* Start *
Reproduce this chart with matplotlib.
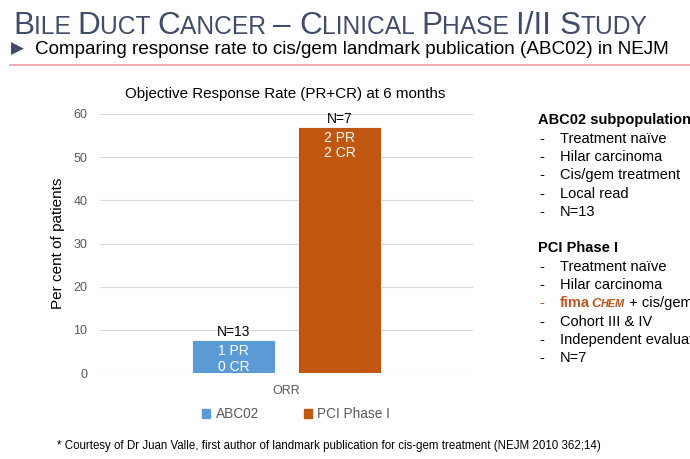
import matplotlib
matplotlib.use("Agg")
import matplotlib.pyplot as plt
from matplotlib.patches import Patch

series = ["ABC02", "PCI Phase I"]
values = [7.7, 57.1]
n_labels = ["N=13", "N=7"]
inner_labels = ["1 PR\n0 CR", "2 PR\n2 CR"]
colors = ["#5b9bd5", "#c0560f"]
yticks = [0, 10, 20, 30, 40, 50, 60]

abc_lines = ["Treatment naïve", "Hilar carcinoma", "Cis/gem treatment", "Local read", "N=13"]
pci_lines = ["Treatment naïve", "Hilar carcinoma", None, "Cohort III & IV", "Independent evaluation", "N=7"]

plt.rcParams["font.family"] = ["Liberation Sans", "DejaVu Sans"]

W, H = 690, 459
fig = plt.figure(figsize=(W / 100, H / 100), dpi=100)
fig.patch.set_facecolor("white")


def px(x, y):
    return x / W, 1 - y / H


ax = fig.add_axes([100 / W, 1 - 373 / H, 373 / W, (373 - 114) / H])
bw = 0.2225
xs = [-0.142, 0.142]
ax.bar(xs, values, width=bw, color=colors, edgecolor="white", linewidth=0.6, zorder=3)
ax.set_xlim(-0.5, 0.5)
ax.set_ylim(0, 60)
ax.set_yticks(yticks)
ax.set_xticks([0])
ax.set_xticklabels(["ORR"])
ax.tick_params(length=0, colors="#595959", labelsize=9)
ax.tick_params(axis="y", pad=9)
ax.tick_params(axis="x", pad=9)
ax.grid(axis="y", color="#d9d9d9", linewidth=0.8, zorder=0)
for s in ax.spines.values():
    s.set_visible(False)
ax.set_ylabel("Per cent of patients", fontsize=11)
ax.yaxis.set_label_coords(-0.095, 0.5)

for x, v, n, lab in zip(xs, values, n_labels, inner_labels):
    ax.text(x, v + 0.2, n, ha="center", va="bottom", fontsize=10, color="black")
    ax.text(x, v - 1.0, lab, ha="center", va="top", fontsize=10, color="white", linespacing=1.15)

fig.text(*px(285, 94), "Objective Response Rate (PR+CR) at 6 months", ha="center", va="center",
         fontsize=10.9, color="black")

handles = [Patch(color=c) for c in colors]
fig.legend(handles, series, loc="center", bbox_to_anchor=px(296, 414), ncol=2, frameon=False,
           handlelength=0.6, handleheight=0.6, handletextpad=0.4, columnspacing=3.3,
           fontsize=9.8, labelcolor="#595959")

# header title in small caps
fig.canvas.draw()
renderer = fig.canvas.get_renderer()
title_color = "#414c69"
pieces = [("B", 1), ("ILE ", 0), ("D", 1), ("UCT ", 0), ("C", 1), ("ANCER ", 0), ("– ", 1),
          ("C", 1), ("LINICAL ", 0), ("P", 1), ("HASE ", 0), ("I/II ", 1), ("S", 1), ("TUDY", 0)]
x0 = 13
for txt, big in pieces:
    t = fig.text(x0 / W, 1 - 34 / H, txt, fontsize=22.7 if big else 17.7, color=title_color,
                 ha="left", va="baseline")
    x0 += t.get_window_extent(renderer).width

fig.text(*px(11, 49), "▶", fontsize=12, color="#414c69", ha="left", va="center", family="DejaVu Sans")
fig.text(*px(35, 49), "Comparing response rate to cis/gem landmark publication (ABC02) in NEJM",
         fontsize=13.6, color="black", ha="left", va="center")
fig.add_artist(plt.Line2D([10 / W, 1], [1 - 65 / H] * 2, color="#f0a0a8", linewidth=1.2))

# right side notes
fs = 10.5
dash_x, text_x = 539, 560
fig.text(*px(538, 120), "ABC02 subpopulation", fontsize=fs, fontweight="bold", ha="left", va="center")
y = 139
for line in abc_lines:
    fig.text(*px(dash_x, y), "-", fontsize=fs, ha="left", va="center")
    fig.text(*px(text_x, y), line, fontsize=fs, ha="left", va="center")
    y += 18.2
fig.text(*px(538, 248), "PCI Phase I", fontsize=fs, fontweight="bold", ha="left", va="center")
y = 267
brand = "#c0561a"
for line in pci_lines:
    if line is None:
        fig.text(*px(dash_x, y), "-", fontsize=fs, ha="left", va="center", color=brand)
        t1 = fig.text(*px(text_x, y), "fima", fontsize=fs, fontweight="bold", ha="left", va="center",
                      color=brand)
        xx = text_x + t1.get_window_extent(renderer).width + 1
        t2 = fig.text(*px(xx, y + 0.5), "C", fontsize=9.5, fontweight="bold", style="italic",
                      ha="left", va="center", color=brand)
        xx += t2.get_window_extent(renderer).width
        t3 = fig.text(*px(xx, y + 1), "HEM", fontsize=7.8, fontweight="bold", style="italic",
                      ha="left", va="center", color=brand)
        xx += t3.get_window_extent(renderer).width
        fig.text(*px(xx, y), " + cis/gem", fontsize=fs, ha="left", va="center")
    else:
        fig.text(*px(dash_x, y), "-", fontsize=fs, ha="left", va="center")
        fig.text(*px(text_x, y), line, fontsize=fs, ha="left", va="center")
    y += 18.2

fig.text(*px(57, 446), "* Courtesy of Dr Juan Valle, first author of landmark publication for cis-gem treatment (NEJM 2010 362;14)",
         fontsize=8.3, ha="left", va="center")

fig.savefig("out.png", dpi=100)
* End *
■ **Set exercise**:
Repeat the listing above exactly from its first line to the line containing "ax.yaxis.set_label_coords(-0.095, 0.5)", both included, and omit the pictures.

■ **Correct output**:
Reproduce this chart with matplotlib.
import matplotlib
matplotlib.use("Agg")
import matplotlib.pyplot as plt
from matplotlib.patches import Patch

series = ["ABC02", "PCI Phase I"]
values = [7.7, 57.1]
n_labels = ["N=13", "N=7"]
inner_labels = ["1 PR\n0 CR", "2 PR\n2 CR"]
colors = ["#5b9bd5", "#c0560f"]
yticks = [0, 10, 20, 30, 40, 50, 60]

abc_lines = ["Treatment naïve", "Hilar carcinoma", "Cis/gem treatment", "Local read", "N=13"]
pci_lines = ["Treatment naïve", "Hilar carcinoma", None, "Cohort III & IV", "Independent evaluation", "N=7"]

plt.rcParams["font.family"] = ["Liberation Sans", "DejaVu Sans"]

W, H = 690, 459
fig = plt.figure(figsize=(W / 100, H / 100), dpi=100)
fig.patch.set_facecolor("white")


def px(x, y):
    return x / W, 1 - y / H


ax = fig.add_axes([100 / W, 1 - 373 / H, 373 / W, (373 - 114) / H])
bw = 0.2225
xs = [-0.142, 0.142]
ax.bar(xs, values, width=bw, color=colors, edgecolor="white", linewidth=0.6, zorder=3)
ax.set_xlim(-0.5, 0.5)
ax.set_ylim(0, 60)
ax.set_yticks(yticks)
ax.set_xticks([0])
ax.set_xticklabels(["ORR"])
ax.tick_params(length=0, colors="#595959", labelsize=9)
ax.tick_params(axis="y", pad=9)
ax.tick_params(axis="x", pad=9)
ax.grid(axis="y", color="#d9d9d9", linewidth=0.8, zorder=0)
for s in ax.spines.values():
    s.set_visible(False)
ax.set_ylabel("Per cent of patients", fontsize=11)
ax.yaxis.set_label_coords(-0.095, 0.5)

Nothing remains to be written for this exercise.